* _RECORDS TO PROCESS_
begin
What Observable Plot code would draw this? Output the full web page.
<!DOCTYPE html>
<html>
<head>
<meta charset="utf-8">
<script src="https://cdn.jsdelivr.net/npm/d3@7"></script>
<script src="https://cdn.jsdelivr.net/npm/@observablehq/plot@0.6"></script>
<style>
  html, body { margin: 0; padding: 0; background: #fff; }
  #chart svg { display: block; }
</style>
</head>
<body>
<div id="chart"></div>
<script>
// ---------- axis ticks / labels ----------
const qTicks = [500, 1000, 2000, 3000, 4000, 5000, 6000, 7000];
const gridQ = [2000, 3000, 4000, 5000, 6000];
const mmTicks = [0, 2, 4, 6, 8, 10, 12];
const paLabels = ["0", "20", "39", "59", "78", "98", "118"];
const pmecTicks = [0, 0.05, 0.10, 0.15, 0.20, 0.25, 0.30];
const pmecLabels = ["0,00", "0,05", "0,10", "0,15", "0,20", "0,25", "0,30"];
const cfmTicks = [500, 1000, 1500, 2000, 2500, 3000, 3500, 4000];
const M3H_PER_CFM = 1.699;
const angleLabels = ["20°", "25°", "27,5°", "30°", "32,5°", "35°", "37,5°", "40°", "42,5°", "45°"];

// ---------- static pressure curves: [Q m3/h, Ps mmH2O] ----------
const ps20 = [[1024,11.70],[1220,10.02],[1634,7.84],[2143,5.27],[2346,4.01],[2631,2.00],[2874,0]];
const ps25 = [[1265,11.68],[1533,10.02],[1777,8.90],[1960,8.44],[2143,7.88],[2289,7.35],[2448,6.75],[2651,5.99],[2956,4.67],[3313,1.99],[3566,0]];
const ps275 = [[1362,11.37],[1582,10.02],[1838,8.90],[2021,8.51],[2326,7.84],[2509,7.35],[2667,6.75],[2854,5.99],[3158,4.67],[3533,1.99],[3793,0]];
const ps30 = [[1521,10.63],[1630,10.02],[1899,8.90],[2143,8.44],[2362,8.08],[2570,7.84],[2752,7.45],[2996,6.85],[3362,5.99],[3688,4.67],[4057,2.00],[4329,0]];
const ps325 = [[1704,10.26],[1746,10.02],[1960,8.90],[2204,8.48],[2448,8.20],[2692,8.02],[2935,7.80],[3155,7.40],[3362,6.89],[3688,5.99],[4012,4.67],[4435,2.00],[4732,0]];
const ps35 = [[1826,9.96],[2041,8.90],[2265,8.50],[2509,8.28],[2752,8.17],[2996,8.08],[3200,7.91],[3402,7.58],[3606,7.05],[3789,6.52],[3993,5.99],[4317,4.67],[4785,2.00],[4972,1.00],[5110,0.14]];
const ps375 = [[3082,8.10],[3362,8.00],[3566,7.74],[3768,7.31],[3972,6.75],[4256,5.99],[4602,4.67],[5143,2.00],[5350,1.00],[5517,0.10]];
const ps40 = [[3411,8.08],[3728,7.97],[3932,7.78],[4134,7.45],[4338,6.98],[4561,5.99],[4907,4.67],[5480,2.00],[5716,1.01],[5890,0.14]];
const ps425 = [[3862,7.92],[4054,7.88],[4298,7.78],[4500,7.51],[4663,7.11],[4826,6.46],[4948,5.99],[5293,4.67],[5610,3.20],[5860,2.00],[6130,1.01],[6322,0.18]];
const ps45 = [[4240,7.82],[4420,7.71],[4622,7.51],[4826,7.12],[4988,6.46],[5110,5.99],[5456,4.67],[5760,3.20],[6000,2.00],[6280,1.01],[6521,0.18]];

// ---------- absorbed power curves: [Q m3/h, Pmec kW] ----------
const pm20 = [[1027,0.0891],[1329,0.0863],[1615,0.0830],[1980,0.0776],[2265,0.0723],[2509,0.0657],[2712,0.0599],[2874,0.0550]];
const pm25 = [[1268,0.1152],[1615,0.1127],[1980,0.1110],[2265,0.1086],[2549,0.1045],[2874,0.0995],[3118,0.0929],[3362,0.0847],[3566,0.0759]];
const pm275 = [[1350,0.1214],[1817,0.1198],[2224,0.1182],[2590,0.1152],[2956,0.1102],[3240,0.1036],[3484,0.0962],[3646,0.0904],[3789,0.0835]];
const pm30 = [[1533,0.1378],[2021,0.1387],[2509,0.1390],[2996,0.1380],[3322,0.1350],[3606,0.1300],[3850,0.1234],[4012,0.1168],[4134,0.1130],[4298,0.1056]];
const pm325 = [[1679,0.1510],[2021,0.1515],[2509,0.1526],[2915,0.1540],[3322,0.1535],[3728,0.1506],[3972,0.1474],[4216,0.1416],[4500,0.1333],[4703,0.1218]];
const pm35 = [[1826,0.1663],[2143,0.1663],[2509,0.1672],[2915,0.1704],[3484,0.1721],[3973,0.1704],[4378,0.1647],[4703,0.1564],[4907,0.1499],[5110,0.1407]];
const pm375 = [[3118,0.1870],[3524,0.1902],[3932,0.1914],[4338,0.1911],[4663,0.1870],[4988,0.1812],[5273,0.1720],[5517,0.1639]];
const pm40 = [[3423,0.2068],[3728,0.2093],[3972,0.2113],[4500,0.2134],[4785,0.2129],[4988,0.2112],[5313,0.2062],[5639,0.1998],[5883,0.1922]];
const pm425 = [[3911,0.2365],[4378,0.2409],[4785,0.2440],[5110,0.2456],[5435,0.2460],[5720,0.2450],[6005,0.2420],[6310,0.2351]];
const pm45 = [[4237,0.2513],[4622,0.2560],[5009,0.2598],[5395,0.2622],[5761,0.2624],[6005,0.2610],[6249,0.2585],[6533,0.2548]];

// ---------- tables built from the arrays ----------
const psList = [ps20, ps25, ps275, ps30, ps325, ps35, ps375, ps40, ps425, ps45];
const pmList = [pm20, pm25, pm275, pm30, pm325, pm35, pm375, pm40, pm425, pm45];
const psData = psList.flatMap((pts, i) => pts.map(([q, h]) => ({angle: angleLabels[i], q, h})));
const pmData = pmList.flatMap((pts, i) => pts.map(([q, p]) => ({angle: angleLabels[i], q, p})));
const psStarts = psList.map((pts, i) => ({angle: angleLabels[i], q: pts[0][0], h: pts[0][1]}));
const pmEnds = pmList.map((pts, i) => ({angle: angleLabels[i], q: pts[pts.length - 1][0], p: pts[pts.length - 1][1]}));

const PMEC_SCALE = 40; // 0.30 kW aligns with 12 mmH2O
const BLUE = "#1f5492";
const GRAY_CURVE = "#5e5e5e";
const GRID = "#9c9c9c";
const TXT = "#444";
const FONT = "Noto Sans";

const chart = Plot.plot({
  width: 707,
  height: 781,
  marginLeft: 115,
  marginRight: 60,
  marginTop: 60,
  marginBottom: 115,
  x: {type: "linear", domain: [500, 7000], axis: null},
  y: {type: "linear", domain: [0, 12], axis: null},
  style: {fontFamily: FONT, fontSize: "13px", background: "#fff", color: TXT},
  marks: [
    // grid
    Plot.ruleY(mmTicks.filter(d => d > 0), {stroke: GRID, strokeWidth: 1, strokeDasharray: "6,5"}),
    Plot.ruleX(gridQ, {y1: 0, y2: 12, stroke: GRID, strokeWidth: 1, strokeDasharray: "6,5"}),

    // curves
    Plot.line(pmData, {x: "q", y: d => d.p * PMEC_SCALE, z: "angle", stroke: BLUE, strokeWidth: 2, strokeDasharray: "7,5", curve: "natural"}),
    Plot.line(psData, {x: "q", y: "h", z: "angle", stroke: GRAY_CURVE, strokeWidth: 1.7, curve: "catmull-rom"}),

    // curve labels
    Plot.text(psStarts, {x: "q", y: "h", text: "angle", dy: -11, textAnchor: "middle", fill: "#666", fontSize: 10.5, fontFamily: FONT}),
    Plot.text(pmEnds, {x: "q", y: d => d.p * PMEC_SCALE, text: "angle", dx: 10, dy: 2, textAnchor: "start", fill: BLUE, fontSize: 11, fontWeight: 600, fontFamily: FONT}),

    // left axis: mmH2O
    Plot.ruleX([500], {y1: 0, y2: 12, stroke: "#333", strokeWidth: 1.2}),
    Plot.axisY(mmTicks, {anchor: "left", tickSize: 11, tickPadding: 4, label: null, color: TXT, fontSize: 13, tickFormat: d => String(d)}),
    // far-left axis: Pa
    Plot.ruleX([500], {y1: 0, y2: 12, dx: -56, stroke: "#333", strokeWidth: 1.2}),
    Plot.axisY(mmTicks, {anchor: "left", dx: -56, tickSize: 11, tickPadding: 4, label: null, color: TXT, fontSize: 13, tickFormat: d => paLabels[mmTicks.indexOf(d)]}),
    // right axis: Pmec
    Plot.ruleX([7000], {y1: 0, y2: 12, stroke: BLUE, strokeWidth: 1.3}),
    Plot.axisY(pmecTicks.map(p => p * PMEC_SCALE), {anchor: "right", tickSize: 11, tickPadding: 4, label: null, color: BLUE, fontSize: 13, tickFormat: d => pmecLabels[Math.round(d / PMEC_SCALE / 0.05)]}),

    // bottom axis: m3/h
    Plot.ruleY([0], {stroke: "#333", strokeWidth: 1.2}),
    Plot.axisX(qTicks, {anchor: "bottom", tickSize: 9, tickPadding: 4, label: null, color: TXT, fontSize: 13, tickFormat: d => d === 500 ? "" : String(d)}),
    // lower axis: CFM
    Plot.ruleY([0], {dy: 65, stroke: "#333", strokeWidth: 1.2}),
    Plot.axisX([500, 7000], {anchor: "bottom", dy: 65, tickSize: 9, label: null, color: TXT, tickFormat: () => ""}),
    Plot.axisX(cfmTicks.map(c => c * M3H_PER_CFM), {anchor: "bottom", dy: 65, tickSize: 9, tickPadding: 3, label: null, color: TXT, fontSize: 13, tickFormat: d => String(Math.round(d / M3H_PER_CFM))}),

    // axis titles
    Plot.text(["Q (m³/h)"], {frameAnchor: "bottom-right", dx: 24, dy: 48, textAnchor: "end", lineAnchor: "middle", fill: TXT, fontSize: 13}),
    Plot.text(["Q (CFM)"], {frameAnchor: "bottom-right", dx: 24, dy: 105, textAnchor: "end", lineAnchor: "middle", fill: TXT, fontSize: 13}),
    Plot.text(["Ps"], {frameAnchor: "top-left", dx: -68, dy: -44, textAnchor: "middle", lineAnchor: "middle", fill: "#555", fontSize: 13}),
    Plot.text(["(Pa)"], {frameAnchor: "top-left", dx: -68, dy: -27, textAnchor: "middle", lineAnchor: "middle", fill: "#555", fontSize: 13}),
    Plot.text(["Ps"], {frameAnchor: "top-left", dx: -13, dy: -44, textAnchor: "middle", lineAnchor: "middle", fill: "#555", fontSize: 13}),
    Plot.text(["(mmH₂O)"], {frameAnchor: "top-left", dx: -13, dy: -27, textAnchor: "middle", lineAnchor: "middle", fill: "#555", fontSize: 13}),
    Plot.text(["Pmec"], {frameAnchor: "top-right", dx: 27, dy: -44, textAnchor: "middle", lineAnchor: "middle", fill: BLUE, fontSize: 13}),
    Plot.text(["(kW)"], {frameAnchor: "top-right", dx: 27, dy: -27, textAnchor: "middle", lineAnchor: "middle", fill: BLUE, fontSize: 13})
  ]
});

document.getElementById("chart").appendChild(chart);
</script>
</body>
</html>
end
begin
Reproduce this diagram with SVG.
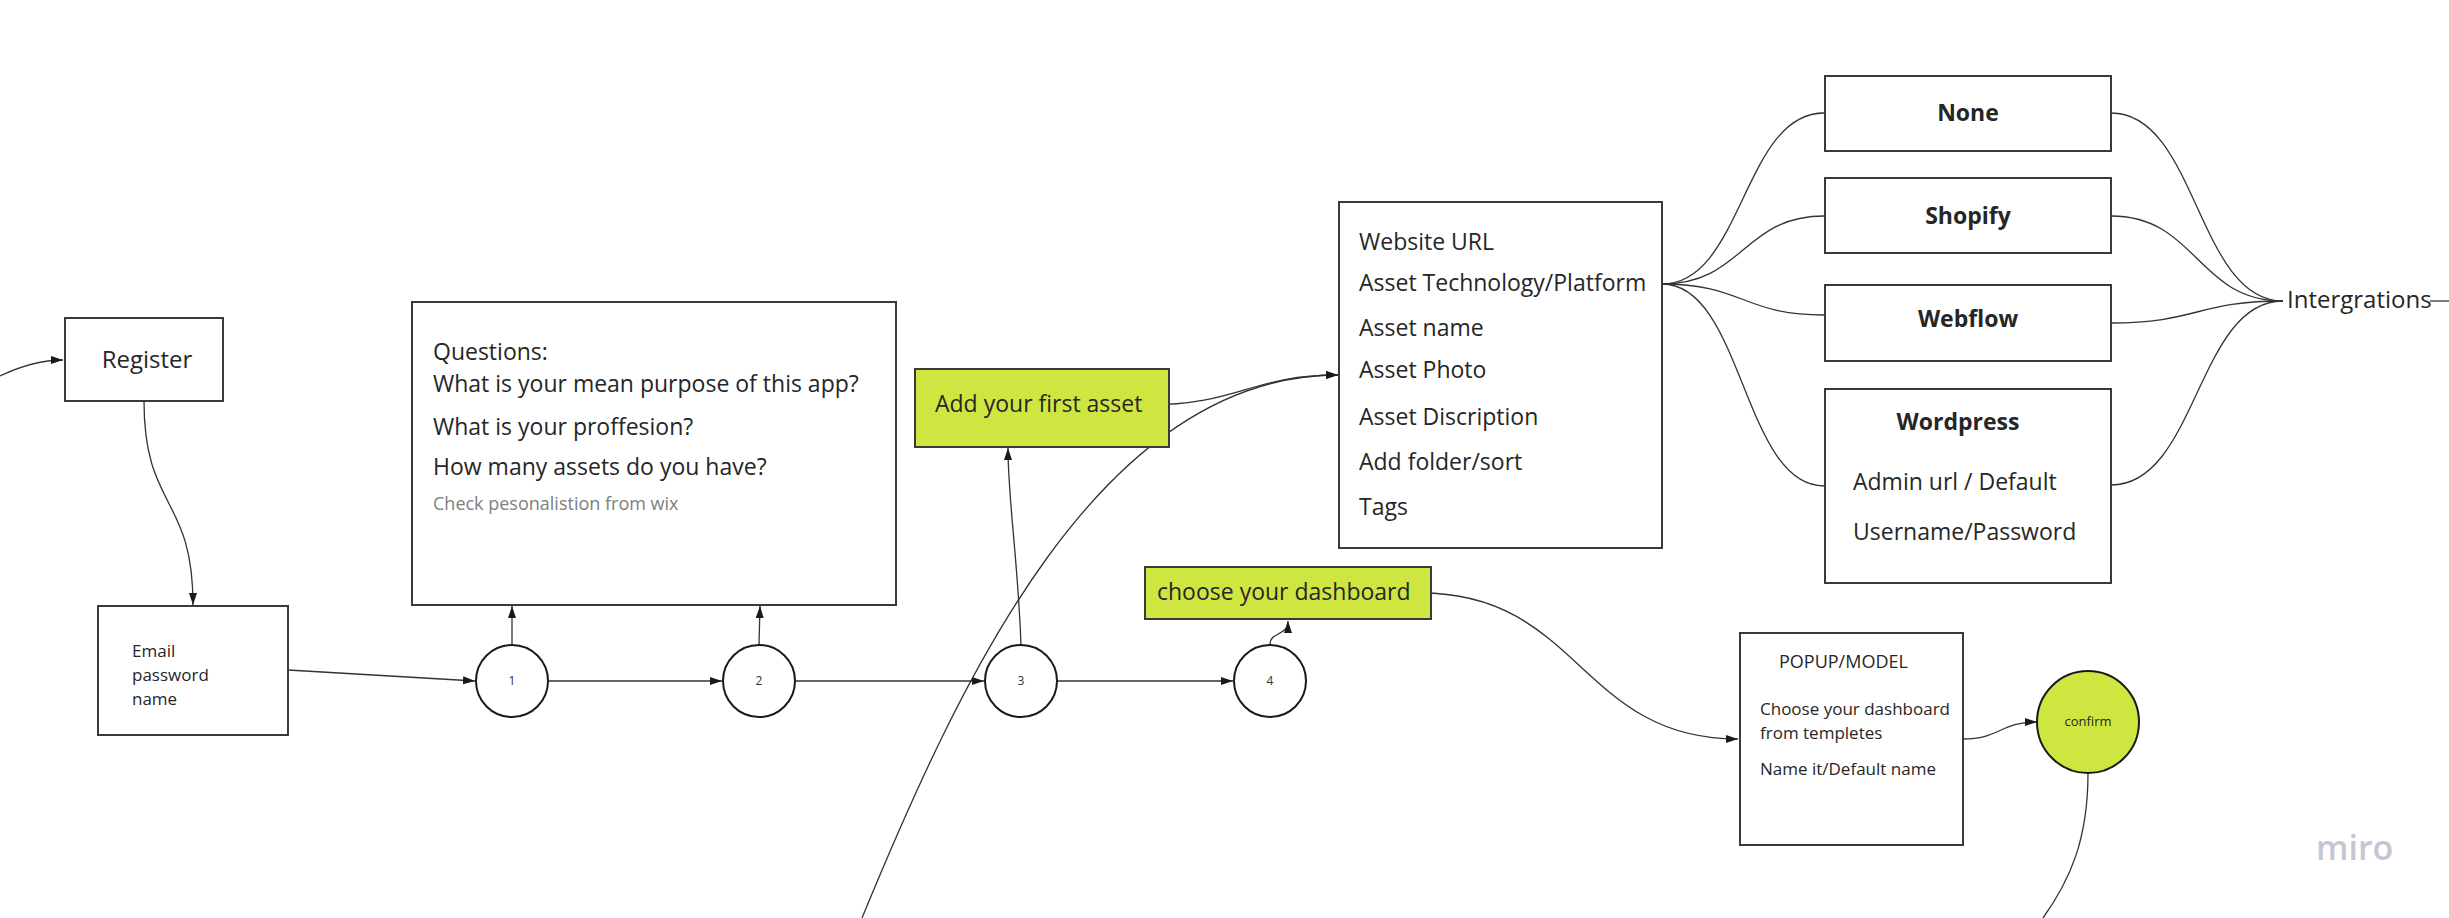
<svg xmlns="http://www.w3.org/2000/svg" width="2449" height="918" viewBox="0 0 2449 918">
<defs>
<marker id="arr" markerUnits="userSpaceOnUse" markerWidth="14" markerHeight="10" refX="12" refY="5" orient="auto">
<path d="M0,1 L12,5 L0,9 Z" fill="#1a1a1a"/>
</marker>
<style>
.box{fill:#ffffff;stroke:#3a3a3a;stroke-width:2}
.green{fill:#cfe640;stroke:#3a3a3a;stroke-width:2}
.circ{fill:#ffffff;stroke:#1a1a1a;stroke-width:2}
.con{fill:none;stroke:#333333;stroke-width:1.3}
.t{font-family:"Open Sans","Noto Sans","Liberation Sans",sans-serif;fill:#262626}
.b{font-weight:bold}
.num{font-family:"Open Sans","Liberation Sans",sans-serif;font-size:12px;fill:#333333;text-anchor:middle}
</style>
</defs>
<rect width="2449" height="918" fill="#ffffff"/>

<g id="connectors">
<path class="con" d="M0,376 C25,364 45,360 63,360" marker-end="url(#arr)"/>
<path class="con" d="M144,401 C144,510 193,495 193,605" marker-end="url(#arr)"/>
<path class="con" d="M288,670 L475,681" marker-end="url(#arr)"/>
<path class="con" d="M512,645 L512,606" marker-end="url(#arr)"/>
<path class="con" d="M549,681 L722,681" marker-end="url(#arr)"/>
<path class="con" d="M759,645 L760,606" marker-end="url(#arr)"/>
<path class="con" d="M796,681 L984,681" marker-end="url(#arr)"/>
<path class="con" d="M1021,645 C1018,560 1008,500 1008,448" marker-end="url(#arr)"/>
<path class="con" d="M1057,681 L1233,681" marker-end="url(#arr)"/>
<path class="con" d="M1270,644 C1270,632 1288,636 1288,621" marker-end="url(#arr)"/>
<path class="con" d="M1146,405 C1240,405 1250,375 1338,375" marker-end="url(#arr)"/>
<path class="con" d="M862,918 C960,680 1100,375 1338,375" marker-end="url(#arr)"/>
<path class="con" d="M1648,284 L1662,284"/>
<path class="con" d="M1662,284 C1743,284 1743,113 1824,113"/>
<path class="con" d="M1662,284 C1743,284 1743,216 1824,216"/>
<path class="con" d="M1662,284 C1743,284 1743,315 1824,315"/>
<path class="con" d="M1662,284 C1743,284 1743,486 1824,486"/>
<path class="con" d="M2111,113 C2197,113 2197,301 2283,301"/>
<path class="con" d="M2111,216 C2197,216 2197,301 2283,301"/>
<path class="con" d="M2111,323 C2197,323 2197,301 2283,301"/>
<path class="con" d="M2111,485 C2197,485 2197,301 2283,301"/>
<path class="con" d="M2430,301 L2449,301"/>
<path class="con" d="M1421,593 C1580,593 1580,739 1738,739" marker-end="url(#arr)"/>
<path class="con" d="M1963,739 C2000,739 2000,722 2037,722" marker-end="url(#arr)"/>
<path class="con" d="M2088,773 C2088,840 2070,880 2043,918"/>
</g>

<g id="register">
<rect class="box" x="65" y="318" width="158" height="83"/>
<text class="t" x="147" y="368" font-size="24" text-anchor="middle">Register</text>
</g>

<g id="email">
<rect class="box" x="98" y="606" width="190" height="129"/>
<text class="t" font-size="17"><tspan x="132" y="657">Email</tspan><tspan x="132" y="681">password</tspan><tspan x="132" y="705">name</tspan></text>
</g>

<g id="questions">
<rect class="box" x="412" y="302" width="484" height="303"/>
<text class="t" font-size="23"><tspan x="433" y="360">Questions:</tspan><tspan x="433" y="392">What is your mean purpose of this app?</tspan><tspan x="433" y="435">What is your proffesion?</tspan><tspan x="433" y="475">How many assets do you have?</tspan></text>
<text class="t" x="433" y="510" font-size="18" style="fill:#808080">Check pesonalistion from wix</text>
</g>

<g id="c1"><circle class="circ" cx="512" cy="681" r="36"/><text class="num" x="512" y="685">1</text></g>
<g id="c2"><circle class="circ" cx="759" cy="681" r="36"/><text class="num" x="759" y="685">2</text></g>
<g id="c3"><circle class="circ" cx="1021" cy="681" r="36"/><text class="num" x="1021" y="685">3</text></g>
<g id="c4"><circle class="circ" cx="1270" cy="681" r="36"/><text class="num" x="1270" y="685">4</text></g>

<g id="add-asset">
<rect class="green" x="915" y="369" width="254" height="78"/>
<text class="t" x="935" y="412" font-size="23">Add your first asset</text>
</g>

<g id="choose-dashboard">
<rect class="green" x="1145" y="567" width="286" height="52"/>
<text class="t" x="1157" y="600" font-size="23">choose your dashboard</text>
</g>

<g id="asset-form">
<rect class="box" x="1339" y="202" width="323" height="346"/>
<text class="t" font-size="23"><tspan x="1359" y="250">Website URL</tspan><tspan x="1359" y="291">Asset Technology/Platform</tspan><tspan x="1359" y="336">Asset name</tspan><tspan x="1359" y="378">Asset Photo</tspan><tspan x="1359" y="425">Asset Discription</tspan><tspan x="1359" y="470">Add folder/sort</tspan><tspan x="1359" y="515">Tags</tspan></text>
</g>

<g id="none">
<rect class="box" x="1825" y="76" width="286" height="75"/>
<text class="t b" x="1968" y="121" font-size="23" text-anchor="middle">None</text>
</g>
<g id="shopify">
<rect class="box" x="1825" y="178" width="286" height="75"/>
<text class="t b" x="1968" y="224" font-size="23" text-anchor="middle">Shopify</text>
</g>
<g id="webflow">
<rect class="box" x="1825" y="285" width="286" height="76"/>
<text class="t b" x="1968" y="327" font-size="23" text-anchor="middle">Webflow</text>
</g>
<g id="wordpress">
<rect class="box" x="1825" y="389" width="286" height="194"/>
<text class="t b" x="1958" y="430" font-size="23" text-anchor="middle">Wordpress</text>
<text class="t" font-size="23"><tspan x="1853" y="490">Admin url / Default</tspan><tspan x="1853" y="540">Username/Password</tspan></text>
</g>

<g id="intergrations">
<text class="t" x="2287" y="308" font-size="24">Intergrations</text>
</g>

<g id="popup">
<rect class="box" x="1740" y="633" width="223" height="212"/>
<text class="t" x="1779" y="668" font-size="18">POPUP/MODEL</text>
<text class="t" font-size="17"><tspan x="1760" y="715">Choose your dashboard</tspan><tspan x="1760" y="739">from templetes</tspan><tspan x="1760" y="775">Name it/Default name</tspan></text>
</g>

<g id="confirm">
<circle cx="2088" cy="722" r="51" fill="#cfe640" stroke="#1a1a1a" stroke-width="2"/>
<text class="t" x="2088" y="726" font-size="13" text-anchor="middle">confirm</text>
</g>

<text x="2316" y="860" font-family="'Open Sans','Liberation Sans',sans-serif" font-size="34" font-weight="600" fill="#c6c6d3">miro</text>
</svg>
end
begin
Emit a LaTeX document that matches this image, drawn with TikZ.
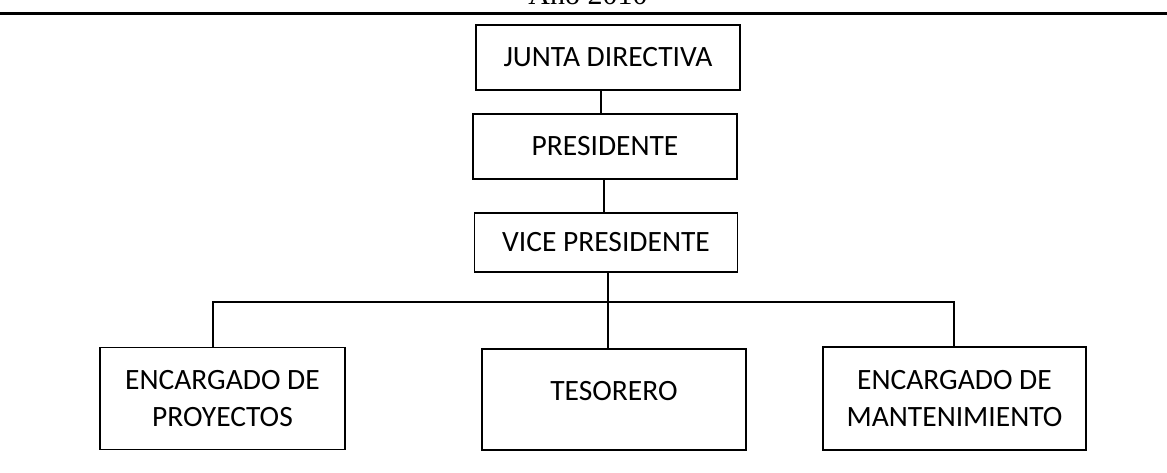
end
* _GOAL OF THE EXERCISE_
For each line above that contains the word "document", copy that line.

* _TASK OUTPUT_
document.getElementById("chart").appendChild(chart);
Emit a LaTeX document that matches this image, drawn with TikZ.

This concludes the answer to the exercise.